» The task:
Would you repeat the listing exactly but omit every picture?

-- Start of Collected data --

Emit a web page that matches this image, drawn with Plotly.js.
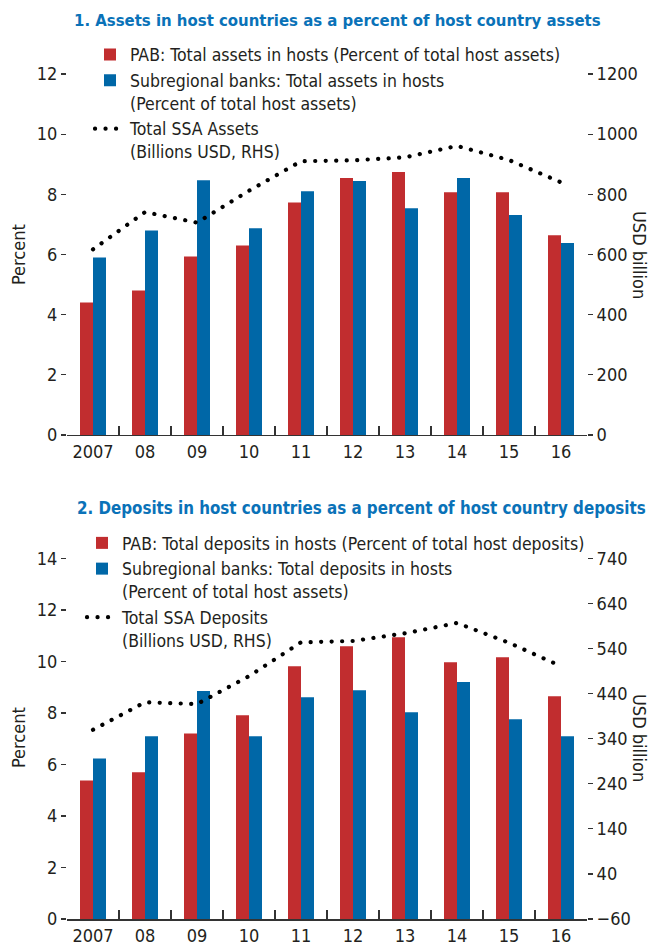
<!DOCTYPE html>
<html>
<head>
<meta charset="utf-8">
<script src="https://cdn.plot.ly/plotly-3.0.1.min.js"></script>
<style>
html,body{margin:0;padding:0;background:#fff;}
#chart{width:652px;height:946px;}
.js-line{stroke-linecap:round;}
</style>
</head>
<body>
<div id="chart"></div>
<script>
// ---- data ----
const years = ['2007','08','09','10','11','12','13','14','15','16'];
const pabAssets = [4.40, 4.80, 5.93, 6.30, 7.73, 8.54, 8.74, 8.07, 8.07, 6.64];
const subAssets = [5.90, 6.80, 8.47, 6.87, 8.10, 8.44, 7.54, 8.54, 7.31, 6.38];
const ssaAssets = [617, 741, 706, 812, 910, 913, 923, 961, 914, 840];
const pabDeposits = [5.38, 5.70, 7.20, 7.91, 9.82, 10.59, 10.94, 9.97, 10.17, 8.65];
const subDeposits = [6.23, 7.10, 8.85, 7.10, 8.61, 8.88, 8.03, 9.20, 7.76, 7.10];
const ssaDeposits = [360, 421, 417, 479, 554, 557, 574, 597, 553, 501];

const title1 = '1. Assets in host countries as a percent of host country assets';
const title2 = '2. Deposits in host countries as a percent of host country deposits';
const names1 = ['PAB: Total assets in hosts (Percent of total host assets)',
  'Subregional banks: Total assets in hosts<br>(Percent of total host assets)',
  'Total SSA Assets<br>(Billions USD, RHS)'];
const names2 = ['PAB: Total deposits in hosts (Percent of total host deposits)',
  'Subregional banks: Total deposits in hosts<br>(Percent of total host assets)',
  'Total SSA Deposits<br>(Billions USD, RHS)'];

// ---- style ----
const FONT = '"DejaVu Sans Condensed", "Liberation Sans Narrow", "Arial Narrow", sans-serif';
const TXT = '#231f20';
const RED = '#c12d2f';
const BLUE = '#0067a7';
const TBLUE = '#0a72b8';

function bar(y, name, color, xa, ya, leg) {
  return {type:'bar', x: years, y: y, name: name, marker:{color: color, line:{width:0}},
    xaxis: xa, yaxis: ya, legend: leg, hoverinfo:'none'};
}
function dots(y, name, xa, ya, leg) {
  return {type:'scatter', mode:'lines', x: years, y: y, name: name,
    line:{color:'#000', width:4.2, dash:'0.1px,10.4px'}, xaxis: xa, yaxis: ya, legend: leg, hoverinfo:'none'};
}

const data = [
  bar(pabAssets, names1[0], RED, 'x', 'y', 'legend'),
  bar(subAssets, names1[1], BLUE, 'x', 'y', 'legend'),
  dots(ssaAssets, names1[2], 'x', 'y2', 'legend'),
  bar(pabDeposits, names2[0], RED, 'x2', 'y3', 'legend2'),
  bar(subDeposits, names2[1], BLUE, 'x2', 'y3', 'legend2'),
  dots(ssaDeposits, names2[2], 'x2', 'y4', 'legend2')
];

const tickf = {family: FONT, size: 18, color: TXT};
function xax(anchor) {
  return {anchor: anchor, type:'category', range:[-0.5, 9.5], showline:true, linecolor:'#333', linewidth:1.5,
    ticks:'inside', tickson:'boundaries', ticklen:9, tickwidth:1.2, tickcolor:'#333',
    tickfont: tickf, showgrid:false, zeroline:false, fixedrange:true};
}
function yax(extra) {
  return Object.assign({showline:false, showgrid:false, zeroline:false, ticks:'outside', ticklen:5,
    tickwidth:1.2, tickcolor:'#333', tickfont: tickf, fixedrange:true}, extra);
}

const P1 = [0.5728, 1];
const P2 = [0, 0.4266];
const legFont = {family: FONT, size: 17.5, color: TXT};

const layout = {
  width: 652, height: 946,
  margin: {l: 67, r: 65, t: 74, b: 27, autoexpand: false},
  paper_bgcolor:'#fff', plot_bgcolor:'#fff',
  font: {family: FONT, color: TXT, size: 18},
  barmode:'group', bargap: 0.5, bargroupgap: 0,
  showlegend: true,
  xaxis: xax('y'),
  yaxis: yax({domain: P1, range:[0, 12], dtick: 2, tick0: 0}),
  yaxis2: yax({overlaying:'y', side:'right', range:[0, 1200], dtick: 200, tick0: 0}),
  xaxis2: xax('y3'),
  yaxis3: yax({domain: P2, range:[0, 14], dtick: 2, tick0: 0}),
  yaxis4: yax({overlaying:'y3', side:'right', range:[-60, 740], dtick: 100, tick0: -60}),
  legend: {xref:'container', yref:'container', x: 90/652, y: 1 - 36.5/946, xanchor:'left', yanchor:'top',
    bgcolor:'rgba(0,0,0,0)', borderwidth:0, valign:'top', traceorder:'normal', font: legFont},
  legend2: {xref:'container', yref:'container', x: 82/652, y: 1 - 525/946, xanchor:'left', yanchor:'top',
    bgcolor:'rgba(0,0,0,0)', borderwidth:0, valign:'top', traceorder:'normal', font: legFont},
  annotations: [
    {text:'<b>' + title1 + '</b>', xref:'paper', yref:'paper', x:(337-67)/520, y:(919-20)/845,
      xanchor:'center', yanchor:'middle', showarrow:false, font:{family: FONT, size: 16.6, color: TBLUE}},
    {text:'<b>' + title2 + '</b>', xref:'paper', yref:'paper', x:(361-67)/520, y:(919-508)/845,
      xanchor:'center', yanchor:'middle', showarrow:false, font:{family: FONT, size: 16.8, color: TBLUE}},
    {text:'Percent', xref:'paper', yref:'paper', x:(18-67)/520, y:(919-255)/845, textangle:-90,
      xanchor:'center', yanchor:'middle', showarrow:false, font:{family: FONT, size: 18, color: TXT}},
    {text:'Percent', xref:'paper', yref:'paper', x:(18-67)/520, y:(919-738)/845, textangle:-90,
      xanchor:'center', yanchor:'middle', showarrow:false, font:{family: FONT, size: 18, color: TXT}},
    {text:'USD billion', xref:'paper', yref:'paper', x:(640-67)/520, y:(919-255)/845, textangle:90,
      xanchor:'center', yanchor:'middle', showarrow:false, font:{family: FONT, size: 18, color: TXT}},
    {text:'USD billion', xref:'paper', yref:'paper', x:(640-67)/520, y:(919-738)/845, textangle:90,
      xanchor:'center', yanchor:'middle', showarrow:false, font:{family: FONT, size: 18, color: TXT}}
  ]
};

Plotly.newPlot('chart', data, layout, {displayModeBar:false, staticPlot:true});
</script>
</body>
</html>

-- End of Collected data --

» Complete answer:
Emit a web page that matches this image, drawn with Plotly.js.
<!DOCTYPE html>
<html>
<head>
<meta charset="utf-8">
<script src="https://cdn.plot.ly/plotly-3.0.1.min.js"></script>
<style>
html,body{margin:0;padding:0;background:#fff;}
#chart{width:652px;height:946px;}
.js-line{stroke-linecap:round;}
</style>
</head>
<body>
<div id="chart"></div>
<script>
// ---- data ----
const years = ['2007','08','09','10','11','12','13','14','15','16'];
const pabAssets = [4.40, 4.80, 5.93, 6.30, 7.73, 8.54, 8.74, 8.07, 8.07, 6.64];
const subAssets = [5.90, 6.80, 8.47, 6.87, 8.10, 8.44, 7.54, 8.54, 7.31, 6.38];
const ssaAssets = [617, 741, 706, 812, 910, 913, 923, 961, 914, 840];
const pabDeposits = [5.38, 5.70, 7.20, 7.91, 9.82, 10.59, 10.94, 9.97, 10.17, 8.65];
const subDeposits = [6.23, 7.10, 8.85, 7.10, 8.61, 8.88, 8.03, 9.20, 7.76, 7.10];
const ssaDeposits = [360, 421, 417, 479, 554, 557, 574, 597, 553, 501];

const title1 = '1. Assets in host countries as a percent of host country assets';
const title2 = '2. Deposits in host countries as a percent of host country deposits';
const names1 = ['PAB: Total assets in hosts (Percent of total host assets)',
  'Subregional banks: Total assets in hosts<br>(Percent of total host assets)',
  'Total SSA Assets<br>(Billions USD, RHS)'];
const names2 = ['PAB: Total deposits in hosts (Percent of total host deposits)',
  'Subregional banks: Total deposits in hosts<br>(Percent of total host assets)',
  'Total SSA Deposits<br>(Billions USD, RHS)'];

// ---- style ----
const FONT = '"DejaVu Sans Condensed", "Liberation Sans Narrow", "Arial Narrow", sans-serif';
const TXT = '#231f20';
const RED = '#c12d2f';
const BLUE = '#0067a7';
const TBLUE = '#0a72b8';

function bar(y, name, color, xa, ya, leg) {
  return {type:'bar', x: years, y: y, name: name, marker:{color: color, line:{width:0}},
    xaxis: xa, yaxis: ya, legend: leg, hoverinfo:'none'};
}
function dots(y, name, xa, ya, leg) {
  return {type:'scatter', mode:'lines', x: years, y: y, name: name,
    line:{color:'#000', width:4.2, dash:'0.1px,10.4px'}, xaxis: xa, yaxis: ya, legend: leg, hoverinfo:'none'};
}

const data = [
  bar(pabAssets, names1[0], RED, 'x', 'y', 'legend'),
  bar(subAssets, names1[1], BLUE, 'x', 'y', 'legend'),
  dots(ssaAssets, names1[2], 'x', 'y2', 'legend'),
  bar(pabDeposits, names2[0], RED, 'x2', 'y3', 'legend2'),
  bar(subDeposits, names2[1], BLUE, 'x2', 'y3', 'legend2'),
  dots(ssaDeposits, names2[2], 'x2', 'y4', 'legend2')
];

const tickf = {family: FONT, size: 18, color: TXT};
function xax(anchor) {
  return {anchor: anchor, type:'category', range:[-0.5, 9.5], showline:true, linecolor:'#333', linewidth:1.5,
    ticks:'inside', tickson:'boundaries', ticklen:9, tickwidth:1.2, tickcolor:'#333',
    tickfont: tickf, showgrid:false, zeroline:false, fixedrange:true};
}
function yax(extra) {
  return Object.assign({showline:false, showgrid:false, zeroline:false, ticks:'outside', ticklen:5,
    tickwidth:1.2, tickcolor:'#333', tickfont: tickf, fixedrange:true}, extra);
}

const P1 = [0.5728, 1];
const P2 = [0, 0.4266];
const legFont = {family: FONT, size: 17.5, color: TXT};

const layout = {
  width: 652, height: 946,
  margin: {l: 67, r: 65, t: 74, b: 27, autoexpand: false},
  paper_bgcolor:'#fff', plot_bgcolor:'#fff',
  font: {family: FONT, color: TXT, size: 18},
  barmode:'group', bargap: 0.5, bargroupgap: 0,
  showlegend: true,
  xaxis: xax('y'),
  yaxis: yax({domain: P1, range:[0, 12], dtick: 2, tick0: 0}),
  yaxis2: yax({overlaying:'y', side:'right', range:[0, 1200], dtick: 200, tick0: 0}),
  xaxis2: xax('y3'),
  yaxis3: yax({domain: P2, range:[0, 14], dtick: 2, tick0: 0}),
  yaxis4: yax({overlaying:'y3', side:'right', range:[-60, 740], dtick: 100, tick0: -60}),
  legend: {xref:'container', yref:'container', x: 90/652, y: 1 - 36.5/946, xanchor:'left', yanchor:'top',
    bgcolor:'rgba(0,0,0,0)', borderwidth:0, valign:'top', traceorder:'normal', font: legFont},
  legend2: {xref:'container', yref:'container', x: 82/652, y: 1 - 525/946, xanchor:'left', yanchor:'top',
    bgcolor:'rgba(0,0,0,0)', borderwidth:0, valign:'top', traceorder:'normal', font: legFont},
  annotations: [
    {text:'<b>' + title1 + '</b>', xref:'paper', yref:'paper', x:(337-67)/520, y:(919-20)/845,
      xanchor:'center', yanchor:'middle', showarrow:false, font:{family: FONT, size: 16.6, color: TBLUE}},
    {text:'<b>' + title2 + '</b>', xref:'paper', yref:'paper', x:(361-67)/520, y:(919-508)/845,
      xanchor:'center', yanchor:'middle', showarrow:false, font:{family: FONT, size: 16.8, color: TBLUE}},
    {text:'Percent', xref:'paper', yref:'paper', x:(18-67)/520, y:(919-255)/845, textangle:-90,
      xanchor:'center', yanchor:'middle', showarrow:false, font:{family: FONT, size: 18, color: TXT}},
    {text:'Percent', xref:'paper', yref:'paper', x:(18-67)/520, y:(919-738)/845, textangle:-90,
      xanchor:'center', yanchor:'middle', showarrow:false, font:{family: FONT, size: 18, color: TXT}},
    {text:'USD billion', xref:'paper', yref:'paper', x:(640-67)/520, y:(919-255)/845, textangle:90,
      xanchor:'center', yanchor:'middle', showarrow:false, font:{family: FONT, size: 18, color: TXT}},
    {text:'USD billion', xref:'paper', yref:'paper', x:(640-67)/520, y:(919-738)/845, textangle:90,
      xanchor:'center', yanchor:'middle', showarrow:false, font:{family: FONT, size: 18, color: TXT}}
  ]
};

Plotly.newPlot('chart', data, layout, {displayModeBar:false, staticPlot:true});
</script>
</body>
</html>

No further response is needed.